How are young people involved in reaching the WCA Commitment goals?

Julienne Woueuga GBATO, who is President of the Youth Action Movement (YAM) of AIBEF in Côte d’Ivoire has been involved since WCA’s kick-off meeting in 2023. “Since the launch of the Commitment, our activities have been focused on advocacy to ensure that our governments honor their commitments towards adolescents and young people. We also take part in various multi-stakeholder consultation workshops, where we raise our voice for sexuality education for out of school adolescents.


Partly thanks to the work of youth advocates such as Julienne, several steps have been made. “Before the WCA, sexuality education was mostly taught in schools in urban areas. During the workshops, in collaboration with UNFPA, and with the support of Equipop, we developed an action plan that aimed to expand this reach to adolescents and young people in rural areas. It gives me joy to say that we are making progress. We are also supporting the Ministry of Health in finalising a digital application that provides sexuality education to adolescents and young people.  And it makes me proud to see that Côte d’Ivoire is giving more room to young people in decision-making bodies. Of course, there are still challenges, but compared to ten years ago, access for young people to sexual and reproductive health services and products have clearly improved.”

WCA Commitment

What is the Campaign ‘Education Saves Lives about?

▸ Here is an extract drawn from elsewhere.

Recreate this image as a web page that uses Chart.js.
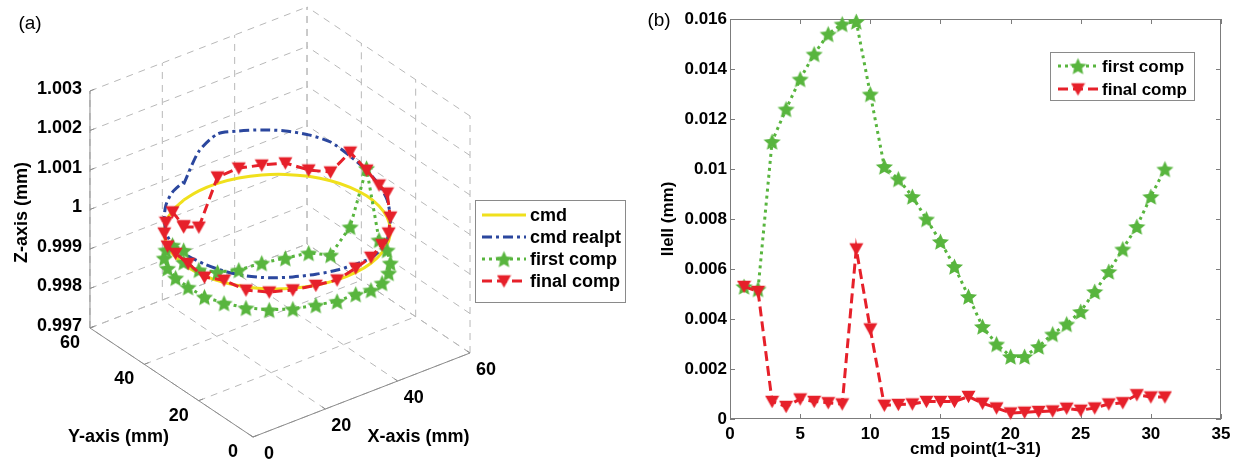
<!DOCTYPE html>
<html>
<head>
<meta charset="utf-8">
<script src="https://cdn.jsdelivr.net/npm/chart.js@4.4.0/dist/chart.umd.min.js"></script>
<style>
  html, body { margin: 0; padding: 0; background: #fff; }
  body { width: 1234px; height: 462px; position: relative; overflow: hidden; }
  canvas { position: absolute; top: 0; }
  #pathChart { left: 0; }
  #errChart { left: 630px; }
</style>
</head>
<body>
<canvas id="pathChart" width="640" height="462"></canvas>
<canvas id="errChart" width="604" height="462"></canvas>
<script>
// ---- (a) 3D path data ----
// angle of each of the 31 command points on the circle, in the XY plane (deg)
const pointAngles = [109, 97, 85, 73, 61, 49, 37, 25, 13, 1, -11, -23, -35, -47, -59, -71,
    -83, -95, -107, -119, -131, -143, -155, -167, -179, -191, -203, -215, -227, -239, -251];
const circleCenter = [27, 27];
const circleRadius = 25;

const cmdZ = [1, 1, 1, 1, 1, 1, 1, 1, 1, 1, 1, 1, 1, 1, 1, 1,
    1, 1, 1, 1, 1, 1, 1, 1, 1, 1, 1, 1, 1, 1, 1];
const realptZ = [1.0004, 1.001, 1.00125, 1.00119, 1.00114, 1.0011, 1.00105, 1.00098, 1.00079, 1.00065,
    1.00053, 1.00044, 1.0003, 1.00015, 1.00011, 1.00013, 1.00021, 1.00025, 1.00028, 1.00029,
    1.00028, 1.00028, 1.00029, 1.0003, 1.00029, 1.00026, 1.00025, 1.00036, 1.00044, 1.00047, 1.00046];
const firstZ = [0.99843, 0.998, 0.99775, 0.99767, 0.99777, 0.99788, 0.99806, 0.99812, 0.999, 1.0007,
    0.99914, 0.99917, 0.99914, 0.99919, 0.99923, 0.99932, 0.99945, 0.99946, 0.9995, 0.99948,
    0.99947, 0.99947, 0.99948, 0.99947, 0.9995, 0.99948, 0.99944, 0.9994, 0.9993, 0.99913, 0.99873];
const finalZ = [0.99932, 0.99908, 1.00016, 1.00025, 1.00025, 1.00029, 1.00016, 1.00022, 1.00089, 1.00065,
    1.00053, 1.00061, 1.0003, 1.0002, 1.0002, 1.00015, 1.00011, 1.0, 1.0, 0.99996,
    0.99992, 0.99992, 1.00006, 0.99997, 1.0001, 1.0001, 1.0, 1.00003, 1.0, 0.99997, 0.99935];

const xyTicks = [0, 20, 40, 60];
const zTicks = [0.997, 0.998, 0.999, 1, 1.001, 1.002, 1.003];
const zTickLabels = ['0.997', '0.998', '0.999', '1', '1.001', '1.002', '1.003'];

// ---- (b) error per command point ----
const cmdPoints = [1, 2, 3, 4, 5, 6, 7, 8, 9, 10, 11, 12, 13, 14, 15, 16,
    17, 18, 19, 20, 21, 22, 23, 24, 25, 26, 27, 28, 29, 30, 31];
const firstErr = [0.0053, 0.0052, 0.0111, 0.0124, 0.0136, 0.0146, 0.0154, 0.0158, 0.0159, 0.0130,
    0.0101, 0.0096, 0.0089, 0.0080, 0.0071, 0.0061, 0.0049, 0.0037, 0.0030, 0.0025,
    0.0025, 0.0029, 0.0034, 0.0038, 0.0043, 0.0051, 0.0059, 0.0068, 0.0077, 0.0089, 0.0100];
const finalErr = [0.0053, 0.0051, 0.0007, 0.0005, 0.0008, 0.0007, 0.00065, 0.0006, 0.0068, 0.0036,
    0.00055, 0.00058, 0.0006, 0.0007, 0.0007, 0.0007, 0.0009, 0.00063, 0.00044, 0.00024,
    0.00027, 0.0003, 0.00032, 0.00043, 0.00035, 0.00044, 0.0006, 0.00065, 0.00097, 0.00088, 0.00088];
const errTicks = [0, 0.002, 0.004, 0.006, 0.008, 0.01, 0.012, 0.014, 0.016];
const pointTicks = [0, 5, 10, 15, 20, 25, 30, 35];

// ---- styles ----
const FONT = 'Liberation Sans, Arial, sans-serif';
const GREEN = '#58b53e';
const RED = '#e6202a';
const BLUE = '#2b479e';
const YELLOW = '#f0e01c';

function starMarker(size, color) {
    const c = document.createElement('canvas');
    c.width = c.height = size;
    const g = c.getContext('2d');
    const r = size / 2;
    g.beginPath();
    for (let i = 0; i < 10; i++) {
        const a = -Math.PI / 2 + i * Math.PI / 5;
        const rr = i % 2 ? r * 0.44 : r - 0.5;
        g.lineTo(r + rr * Math.cos(a), r + 1 + rr * Math.sin(a));
    }
    g.closePath();
    g.fillStyle = color;
    g.fill();
    return c;
}

function triMarker(size, color) {
    const c = document.createElement('canvas');
    c.width = c.height = size;
    const g = c.getContext('2d');
    g.beginPath();
    g.moveTo(0.5, size * 0.12);
    g.lineTo(size - 0.5, size * 0.12);
    g.lineTo(size / 2, size * 0.95);
    g.closePath();
    g.fillStyle = color;
    g.fill();
    return c;
}

const styles = {
    cmd: { color: YELLOW, width: 3, dash: [] },
    realpt: { color: BLUE, width: 3, dash: [10, 4, 3, 4] },
    first: { color: GREEN, width: 3, dash: [3, 4], marker: starMarker(19, GREEN) },
    final: { color: RED, width: 3, dash: [10, 5], marker: triMarker(15, RED) }
};

function drawLegend(ctx, box, rows, font) {
    ctx.save();
    ctx.fillStyle = '#fff';
    ctx.strokeStyle = '#8a8a8a';
    ctx.lineWidth = 1;
    ctx.fillRect(box.x, box.y, box.w, box.h);
    ctx.strokeRect(box.x + 0.5, box.y + 0.5, box.w, box.h);
    ctx.font = font;
    ctx.textBaseline = 'middle';
    ctx.textAlign = 'left';
    rows.forEach(([label, s], i) => {
        const y = box.y + box.rowTop + i * box.rowGap;
        const x0 = box.x + box.lineLeft, x1 = x0 + box.lineLen;
        ctx.save();
        ctx.strokeStyle = s.color;
        ctx.lineWidth = s.width;
        ctx.setLineDash(s.dash);
        ctx.beginPath();
        ctx.moveTo(x0, y);
        ctx.lineTo(x1, y);
        ctx.stroke();
        ctx.restore();
        if (s.marker) ctx.drawImage(s.marker, (x0 + x1) / 2 - s.marker.width / 2, y - s.marker.height / 2);
        ctx.fillStyle = '#000';
        ctx.fillText(label, x1 + 4, y + 1);
    });
    ctx.restore();
}

// ---- (a) projection of the 3D view onto the page ----
const xDir = [3.617, 1.4];
const yDir = [-2.717, 1.817];
const zPerUnit = 39500;
const zBase = zTicks[0];

function project(x, y, z) {
    return { x: xDir[0] * x + yDir[0] * y, y: xDir[1] * x + yDir[1] * y + zPerUnit * (z - zBase) };
}

function ring(zs) {
    return pointAngles.map((a, i) => {
        const t = a * Math.PI / 180;
        return project(circleCenter[0] + circleRadius * Math.cos(t), circleCenter[1] + circleRadius * Math.sin(t), zs[i]);
    });
}

const box3d = {
    id: 'box3d',
    beforeDatasetsDraw(chart) {
        const { ctx, scales: { x: sx, y: sy } } = chart;
        const px = (x, y, z) => { const p = project(x, y, z); return [sx.getPixelForValue(p.x), sy.getPixelForValue(p.y)]; };
        const seg = (a, b) => { const p = px(...a), q = px(...b); ctx.moveTo(p[0], p[1]); ctx.lineTo(q[0], q[1]); };
        const lo = zTicks[0], hi = zTicks[zTicks.length - 1], m = xyTicks[xyTicks.length - 1];
        ctx.save();
        ctx.strokeStyle = '#b8b8b8';
        ctx.lineWidth = 1;
        ctx.setLineDash([7, 6]);
        ctx.beginPath();
        xyTicks.forEach(v => {
            seg([v, m, lo], [v, m, hi]);
            seg([m, v, lo], [m, v, hi]);
            seg([v, 0, lo], [v, m, lo]);
            seg([0, v, lo], [m, v, lo]);
        });
        zTicks.forEach(z => { seg([0, m, z], [m, m, z]); seg([m, 0, z], [m, m, z]); });
        ctx.stroke();

        ctx.setLineDash([]);
        ctx.strokeStyle = '#8c8c8c';
        ctx.beginPath();
        seg([0, m, lo], [0, m, hi]);
        seg([0, m, lo], [0, 0, lo]);
        seg([0, 0, lo], [m, 0, lo]);
        xyTicks.forEach(v => { seg([v, 0, lo], [v, 1.2, lo]); seg([0, v, lo], [1.2, v, lo]); });
        zTicks.forEach(z => seg([0, m, z], [1.2, m, z]));
        ctx.stroke();
        ctx.restore();
    },
    afterDraw(chart) {
        const { ctx, scales: { x: sx, y: sy } } = chart;
        const px = (x, y, z) => { const p = project(x, y, z); return [sx.getPixelForValue(p.x), sy.getPixelForValue(p.y)]; };
        const lo = zTicks[0], m = xyTicks[xyTicks.length - 1];
        ctx.save();
        ctx.fillStyle = '#000';
        ctx.font = `bold 18px ${FONT}`;
        ctx.textBaseline = 'middle';

        ctx.textAlign = 'right';
        zTicks.forEach((z, i) => { const [x, y] = px(0, m, z); ctx.fillText(zTickLabels[i], x - 8, y - 2); });

        ctx.textAlign = 'center';
        xyTicks.forEach(v => {
            const [yx, yy] = px(0, v, lo);
            ctx.fillText(String(v), yx - 20, yy + 15);
            const [xx, xy] = px(v, 0, lo);
            ctx.fillText(String(v), xx + 16, xy + 17);
        });

        const [ytx, yty] = px(0, m / 2, lo);
        ctx.fillText('Y-axis (mm)', ytx - 53, yty + 55);
        const [xtx, xty] = px(m / 2, 0, lo);
        ctx.fillText('X-axis (mm)', xtx + 57, xty + 42);
        const [ztx, zty] = px(0, m, 1);
        ctx.save();
        ctx.translate(ztx - 68, zty + 3);
        ctx.rotate(-Math.PI / 2);
        ctx.fillText('Z-axis (mm)', 0, 0);
        ctx.restore();

        ctx.font = `19px ${FONT}`;
        ctx.fillText('(a)', 30, 24);
        ctx.restore();

        drawLegend(ctx, { x: 475, y: 200, w: 150, h: 102, rowTop: 15, rowGap: 22, lineLeft: 7, lineLen: 44 },
            [['cmd', styles.cmd], ['cmd realpt', styles.realpt], ['first comp', styles.first], ['final comp', styles.final]],
            `bold 18px ${FONT}`);
    }
};

function pathSet(zs, s, order, tension) {
    return {
        data: ring(zs),
        showLine: true,
        borderColor: s.color,
        borderWidth: s.width,
        borderDash: s.dash,
        pointStyle: s.marker || 'circle',
        pointRadius: s.marker ? 7 : 0,
        tension: tension,
        clip: false,
        order: order
    };
}

new Chart(document.getElementById('pathChart'), {
    type: 'scatter',
    data: {
        datasets: [
            pathSet(cmdZ, styles.cmd, 4, 0.4),
            pathSet(realptZ, styles.realpt, 3, 0.25),
            pathSet(firstZ, styles.first, 2, 0),
            pathSet(finalZ, styles.final, 1, 0)
        ]
    },
    options: {
        responsive: false,
        animation: false,
        events: [],
        layout: { padding: 0, autoPadding: false },
        scales: {
            x: { type: 'linear', display: false, min: -253, max: 387 },
            y: { type: 'linear', display: false, min: -25, max: 437 }
        },
        plugins: { legend: { display: false }, tooltip: { enabled: false } }
    },
    plugins: [box3d]
});

// ---- (b) error chart ----
const frame = {
    id: 'frame',
    beforeDatasetsDraw(chart) {
        const { ctx, chartArea: a, scales: { x, y } } = chart;
        ctx.save();
        ctx.strokeStyle = '#7c7c7c';
        ctx.lineWidth = 1;
        ctx.strokeRect(a.left + 0.5, a.top + 0.5, a.right - a.left - 1, a.bottom - a.top - 1);
        ctx.beginPath();
        pointTicks.forEach(v => {
            const p = Math.round(x.getPixelForValue(v)) + 0.5;
            ctx.moveTo(p, a.bottom); ctx.lineTo(p, a.bottom - 5);
            ctx.moveTo(p, a.top); ctx.lineTo(p, a.top + 5);
        });
        errTicks.forEach(v => {
            const p = Math.round(y.getPixelForValue(v)) + 0.5;
            ctx.moveTo(a.left, p); ctx.lineTo(a.left + 5, p);
            ctx.moveTo(a.right, p); ctx.lineTo(a.right - 5, p);
        });
        ctx.stroke();
        ctx.restore();
    },
    afterDraw(chart) {
        const { ctx, chartArea: a } = chart;
        ctx.save();
        ctx.fillStyle = '#000';
        ctx.font = `bold 17px ${FONT}`;
        ctx.textAlign = 'center';
        ctx.textBaseline = 'middle';
        ctx.fillText('cmd point(1~31)', (a.left + a.right) / 2, a.bottom + 30);
        ctx.save();
        ctx.translate(38, (a.top + a.bottom) / 2);
        ctx.rotate(-Math.PI / 2);
        ctx.fillText('lleII (mm)', 0, 0);
        ctx.restore();
        ctx.font = `19px ${FONT}`;
        ctx.fillText('(b)', 29, 21);
        ctx.restore();

        drawLegend(ctx, { x: 420, y: 52, w: 144, h: 48, rowTop: 14, rowGap: 23, lineLeft: 8, lineLen: 40 },
            [['first comp', styles.first], ['final comp', styles.final]],
            `bold 17px ${FONT}`);
    }
};

const tickFont = { family: FONT, size: 17, weight: 'bold' };

new Chart(document.getElementById('errChart'), {
    type: 'scatter',
    data: {
        datasets: [
            {
                data: cmdPoints.map((p, i) => ({ x: p, y: firstErr[i] })),
                showLine: true,
                borderColor: GREEN,
                borderWidth: 3,
                borderDash: styles.first.dash,
                pointStyle: styles.first.marker,
                pointRadius: 7,
                clip: false,
                order: 2
            },
            {
                data: cmdPoints.map((p, i) => ({ x: p, y: finalErr[i] })),
                showLine: true,
                borderColor: RED,
                borderWidth: 3,
                borderDash: styles.final.dash,
                pointStyle: styles.final.marker,
                pointRadius: 7,
                clip: false,
                order: 1
            }
        ]
    },
    options: {
        responsive: false,
        animation: false,
        events: [],
        layout: { padding: { top: 19, right: 13, left: 0, bottom: 0 }, autoPadding: false },
        scales: {
            x: {
                type: 'linear',
                min: 0,
                max: 35,
                grid: { display: false, drawTicks: false },
                border: { display: false },
                afterBuildTicks: s => { s.ticks = pointTicks.map(v => ({ value: v })); },
                afterFit: s => { s.height = 43; s.paddingLeft = 0; s.paddingRight = 0; },
                ticks: { color: '#000', font: tickFont, padding: 5, maxRotation: 0, callback: v => String(v) }
            },
            y: {
                type: 'linear',
                min: 0,
                max: 0.016,
                grid: { display: false, drawTicks: false },
                border: { display: false },
                afterBuildTicks: s => { s.ticks = errTicks.map(v => ({ value: v })); },
                afterFit: s => { s.width = 100; s.paddingTop = 0; s.paddingBottom = 0; },
                ticks: { color: '#000', font: tickFont, padding: 3, callback: v => String(v) }
            }
        },
        plugins: { legend: { display: false }, tooltip: { enabled: false } }
    },
    plugins: [frame]
});
</script>
</body>
</html>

To mark the one-year anniversary of the WCA Commitment, a digital campaign was launched from 9 May 2024 to 7 June 2024. The campaign ‘Education Saves Lives’ sheds light on the impact of the WCA Commitment and the realities that young people face in these nations, particularly early and unintended pregnancies, gender-based violence, child marriage and HIV.

One of the posts includes the story of Amadou Kone, teacher in Côte d’Ivoire, who was trained through the Ado Avance Ensemble programme. In a video story he states: “By training teachers and peer educators on sexual and reproductive health and rights, we can effectively reach adolescents and young people with age-appropriate information.”